Directive: Transcribe the listing below from its opening line up to and including the line that contains "const TXT = '#1e1e1e';"; reproduce nothing else.
======== Excerpted records
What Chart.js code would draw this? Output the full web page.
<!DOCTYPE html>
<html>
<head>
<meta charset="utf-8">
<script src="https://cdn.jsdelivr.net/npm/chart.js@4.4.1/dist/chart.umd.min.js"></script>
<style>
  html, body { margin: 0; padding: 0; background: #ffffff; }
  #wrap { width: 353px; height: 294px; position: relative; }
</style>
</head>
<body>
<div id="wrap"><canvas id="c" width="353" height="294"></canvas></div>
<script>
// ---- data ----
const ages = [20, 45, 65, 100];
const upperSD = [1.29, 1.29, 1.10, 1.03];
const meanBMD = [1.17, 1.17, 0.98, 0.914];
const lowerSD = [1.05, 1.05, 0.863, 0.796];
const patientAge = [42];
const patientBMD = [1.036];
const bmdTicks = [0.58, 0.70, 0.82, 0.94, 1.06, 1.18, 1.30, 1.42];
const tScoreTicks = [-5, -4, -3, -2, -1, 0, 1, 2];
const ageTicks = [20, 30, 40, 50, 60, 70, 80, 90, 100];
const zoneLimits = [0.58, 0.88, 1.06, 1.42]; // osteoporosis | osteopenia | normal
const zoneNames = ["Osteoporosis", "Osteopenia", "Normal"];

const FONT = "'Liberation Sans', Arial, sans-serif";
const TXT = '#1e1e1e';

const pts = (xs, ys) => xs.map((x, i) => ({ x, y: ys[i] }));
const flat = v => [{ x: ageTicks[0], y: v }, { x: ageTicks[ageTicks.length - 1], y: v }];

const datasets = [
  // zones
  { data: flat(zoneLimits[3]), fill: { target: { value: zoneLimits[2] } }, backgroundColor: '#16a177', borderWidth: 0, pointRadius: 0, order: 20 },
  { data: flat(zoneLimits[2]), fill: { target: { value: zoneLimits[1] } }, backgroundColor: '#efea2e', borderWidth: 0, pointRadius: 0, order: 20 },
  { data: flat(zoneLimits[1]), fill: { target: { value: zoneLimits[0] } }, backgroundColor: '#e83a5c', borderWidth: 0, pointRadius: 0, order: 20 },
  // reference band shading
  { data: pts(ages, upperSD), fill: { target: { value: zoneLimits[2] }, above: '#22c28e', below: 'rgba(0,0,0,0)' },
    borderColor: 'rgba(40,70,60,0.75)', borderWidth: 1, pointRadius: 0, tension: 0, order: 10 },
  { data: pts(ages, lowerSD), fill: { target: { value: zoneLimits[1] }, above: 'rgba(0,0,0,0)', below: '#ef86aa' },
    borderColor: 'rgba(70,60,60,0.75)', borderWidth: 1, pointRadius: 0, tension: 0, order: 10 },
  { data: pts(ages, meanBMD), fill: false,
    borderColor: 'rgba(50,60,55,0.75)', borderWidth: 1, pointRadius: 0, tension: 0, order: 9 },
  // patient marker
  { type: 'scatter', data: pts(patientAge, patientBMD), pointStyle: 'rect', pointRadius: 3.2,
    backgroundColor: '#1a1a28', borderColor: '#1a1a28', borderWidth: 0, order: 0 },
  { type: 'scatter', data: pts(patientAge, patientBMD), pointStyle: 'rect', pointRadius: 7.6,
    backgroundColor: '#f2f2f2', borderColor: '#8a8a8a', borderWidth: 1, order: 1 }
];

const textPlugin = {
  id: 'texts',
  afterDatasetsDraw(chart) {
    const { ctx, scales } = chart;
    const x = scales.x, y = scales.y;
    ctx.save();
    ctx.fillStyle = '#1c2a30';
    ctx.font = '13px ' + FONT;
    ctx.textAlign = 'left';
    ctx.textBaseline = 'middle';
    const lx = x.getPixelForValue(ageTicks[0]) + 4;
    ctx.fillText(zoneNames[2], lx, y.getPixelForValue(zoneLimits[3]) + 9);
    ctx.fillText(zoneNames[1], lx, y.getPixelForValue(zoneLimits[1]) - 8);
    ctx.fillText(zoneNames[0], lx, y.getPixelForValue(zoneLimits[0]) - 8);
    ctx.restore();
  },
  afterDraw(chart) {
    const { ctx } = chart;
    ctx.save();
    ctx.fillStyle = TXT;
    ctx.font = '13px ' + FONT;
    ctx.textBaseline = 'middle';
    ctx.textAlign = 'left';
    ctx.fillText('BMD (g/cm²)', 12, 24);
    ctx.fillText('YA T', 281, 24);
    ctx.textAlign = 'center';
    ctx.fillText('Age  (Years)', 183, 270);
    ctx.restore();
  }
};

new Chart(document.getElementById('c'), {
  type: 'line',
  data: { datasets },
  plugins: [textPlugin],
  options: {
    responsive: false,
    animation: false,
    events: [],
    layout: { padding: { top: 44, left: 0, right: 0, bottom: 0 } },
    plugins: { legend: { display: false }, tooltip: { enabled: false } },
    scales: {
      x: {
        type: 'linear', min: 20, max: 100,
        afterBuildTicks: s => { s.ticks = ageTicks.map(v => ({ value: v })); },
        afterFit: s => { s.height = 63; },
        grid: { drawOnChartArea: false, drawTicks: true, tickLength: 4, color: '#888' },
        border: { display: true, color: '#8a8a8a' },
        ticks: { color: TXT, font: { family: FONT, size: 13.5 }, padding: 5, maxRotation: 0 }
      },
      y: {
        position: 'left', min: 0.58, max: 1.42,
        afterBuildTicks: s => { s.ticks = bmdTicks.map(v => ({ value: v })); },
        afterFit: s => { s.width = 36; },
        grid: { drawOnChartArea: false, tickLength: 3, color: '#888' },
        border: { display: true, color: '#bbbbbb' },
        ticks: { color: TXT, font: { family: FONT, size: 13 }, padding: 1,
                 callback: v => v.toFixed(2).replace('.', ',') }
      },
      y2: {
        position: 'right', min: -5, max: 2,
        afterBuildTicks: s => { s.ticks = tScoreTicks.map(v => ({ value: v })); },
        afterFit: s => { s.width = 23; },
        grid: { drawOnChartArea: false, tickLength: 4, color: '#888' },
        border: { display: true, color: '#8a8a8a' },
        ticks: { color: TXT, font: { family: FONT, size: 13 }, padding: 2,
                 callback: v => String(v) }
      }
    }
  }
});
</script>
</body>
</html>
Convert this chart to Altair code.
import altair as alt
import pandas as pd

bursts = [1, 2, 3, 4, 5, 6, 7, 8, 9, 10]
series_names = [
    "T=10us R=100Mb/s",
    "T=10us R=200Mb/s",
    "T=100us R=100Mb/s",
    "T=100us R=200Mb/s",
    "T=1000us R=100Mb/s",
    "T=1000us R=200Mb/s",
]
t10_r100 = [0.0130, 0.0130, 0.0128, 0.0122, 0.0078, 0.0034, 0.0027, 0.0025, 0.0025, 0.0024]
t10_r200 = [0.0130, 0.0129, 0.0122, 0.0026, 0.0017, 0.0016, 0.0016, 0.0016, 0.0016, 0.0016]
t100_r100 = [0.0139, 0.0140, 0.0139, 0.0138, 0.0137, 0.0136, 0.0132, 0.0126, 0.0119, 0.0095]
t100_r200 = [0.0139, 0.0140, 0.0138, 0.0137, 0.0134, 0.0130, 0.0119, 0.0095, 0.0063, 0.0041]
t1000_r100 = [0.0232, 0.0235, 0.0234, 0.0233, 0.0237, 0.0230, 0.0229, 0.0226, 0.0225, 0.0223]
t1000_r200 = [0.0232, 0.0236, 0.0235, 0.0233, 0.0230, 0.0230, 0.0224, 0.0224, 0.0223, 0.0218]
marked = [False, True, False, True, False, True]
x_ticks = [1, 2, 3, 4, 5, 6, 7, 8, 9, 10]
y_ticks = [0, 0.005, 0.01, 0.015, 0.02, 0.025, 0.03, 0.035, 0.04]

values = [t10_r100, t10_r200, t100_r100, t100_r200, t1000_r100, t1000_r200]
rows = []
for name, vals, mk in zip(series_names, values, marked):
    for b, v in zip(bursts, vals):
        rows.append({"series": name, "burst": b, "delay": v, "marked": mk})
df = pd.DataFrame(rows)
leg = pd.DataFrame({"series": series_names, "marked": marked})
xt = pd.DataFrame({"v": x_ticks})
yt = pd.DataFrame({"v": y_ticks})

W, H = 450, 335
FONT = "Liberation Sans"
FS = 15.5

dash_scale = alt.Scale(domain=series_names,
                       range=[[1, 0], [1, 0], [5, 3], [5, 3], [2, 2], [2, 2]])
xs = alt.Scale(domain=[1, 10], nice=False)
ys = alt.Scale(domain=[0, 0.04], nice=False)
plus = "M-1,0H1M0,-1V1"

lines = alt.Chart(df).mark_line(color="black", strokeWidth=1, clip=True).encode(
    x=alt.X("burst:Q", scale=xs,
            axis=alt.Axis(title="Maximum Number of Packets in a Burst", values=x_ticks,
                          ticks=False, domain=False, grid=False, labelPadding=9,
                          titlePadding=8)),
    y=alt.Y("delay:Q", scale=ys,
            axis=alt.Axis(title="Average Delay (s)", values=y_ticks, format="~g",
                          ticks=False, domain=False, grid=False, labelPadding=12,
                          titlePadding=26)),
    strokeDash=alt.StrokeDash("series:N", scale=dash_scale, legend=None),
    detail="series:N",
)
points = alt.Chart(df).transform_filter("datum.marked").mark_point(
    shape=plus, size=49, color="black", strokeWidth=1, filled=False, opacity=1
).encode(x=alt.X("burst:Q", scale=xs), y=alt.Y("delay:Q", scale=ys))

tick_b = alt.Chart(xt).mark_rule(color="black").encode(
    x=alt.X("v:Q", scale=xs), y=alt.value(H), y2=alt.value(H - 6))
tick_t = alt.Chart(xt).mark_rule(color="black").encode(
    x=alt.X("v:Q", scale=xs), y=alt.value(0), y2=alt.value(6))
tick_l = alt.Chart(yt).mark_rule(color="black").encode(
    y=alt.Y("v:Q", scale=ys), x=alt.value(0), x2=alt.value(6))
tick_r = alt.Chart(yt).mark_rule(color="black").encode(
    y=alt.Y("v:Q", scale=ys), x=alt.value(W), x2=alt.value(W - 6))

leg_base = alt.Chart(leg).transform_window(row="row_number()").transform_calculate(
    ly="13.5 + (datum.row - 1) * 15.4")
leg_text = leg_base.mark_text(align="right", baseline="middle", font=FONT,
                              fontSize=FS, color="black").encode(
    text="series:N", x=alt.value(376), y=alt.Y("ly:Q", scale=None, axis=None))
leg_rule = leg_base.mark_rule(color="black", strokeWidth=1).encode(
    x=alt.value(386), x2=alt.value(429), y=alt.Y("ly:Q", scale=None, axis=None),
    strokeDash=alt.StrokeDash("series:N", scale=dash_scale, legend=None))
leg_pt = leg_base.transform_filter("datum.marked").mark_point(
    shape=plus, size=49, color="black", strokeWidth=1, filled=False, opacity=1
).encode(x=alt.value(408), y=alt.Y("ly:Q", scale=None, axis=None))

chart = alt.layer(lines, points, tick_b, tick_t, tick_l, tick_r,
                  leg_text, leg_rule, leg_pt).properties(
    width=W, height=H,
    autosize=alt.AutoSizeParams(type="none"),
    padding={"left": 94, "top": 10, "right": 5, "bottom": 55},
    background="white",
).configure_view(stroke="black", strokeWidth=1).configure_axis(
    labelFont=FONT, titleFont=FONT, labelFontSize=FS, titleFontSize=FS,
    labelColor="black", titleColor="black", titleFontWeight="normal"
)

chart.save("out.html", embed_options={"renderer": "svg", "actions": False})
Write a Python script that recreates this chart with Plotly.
================
Final result:
What Chart.js code would draw this? Output the full web page.
<!DOCTYPE html>
<html>
<head>
<meta charset="utf-8">
<script src="https://cdn.jsdelivr.net/npm/chart.js@4.4.1/dist/chart.umd.min.js"></script>
<style>
  html, body { margin: 0; padding: 0; background: #ffffff; }
  #wrap { width: 353px; height: 294px; position: relative; }
</style>
</head>
<body>
<div id="wrap"><canvas id="c" width="353" height="294"></canvas></div>
<script>
// ---- data ----
const ages = [20, 45, 65, 100];
const upperSD = [1.29, 1.29, 1.10, 1.03];
const meanBMD = [1.17, 1.17, 0.98, 0.914];
const lowerSD = [1.05, 1.05, 0.863, 0.796];
const patientAge = [42];
const patientBMD = [1.036];
const bmdTicks = [0.58, 0.70, 0.82, 0.94, 1.06, 1.18, 1.30, 1.42];
const tScoreTicks = [-5, -4, -3, -2, -1, 0, 1, 2];
const ageTicks = [20, 30, 40, 50, 60, 70, 80, 90, 100];
const zoneLimits = [0.58, 0.88, 1.06, 1.42]; // osteoporosis | osteopenia | normal
const zoneNames = ["Osteoporosis", "Osteopenia", "Normal"];

const FONT = "'Liberation Sans', Arial, sans-serif";
const TXT = '#1e1e1e';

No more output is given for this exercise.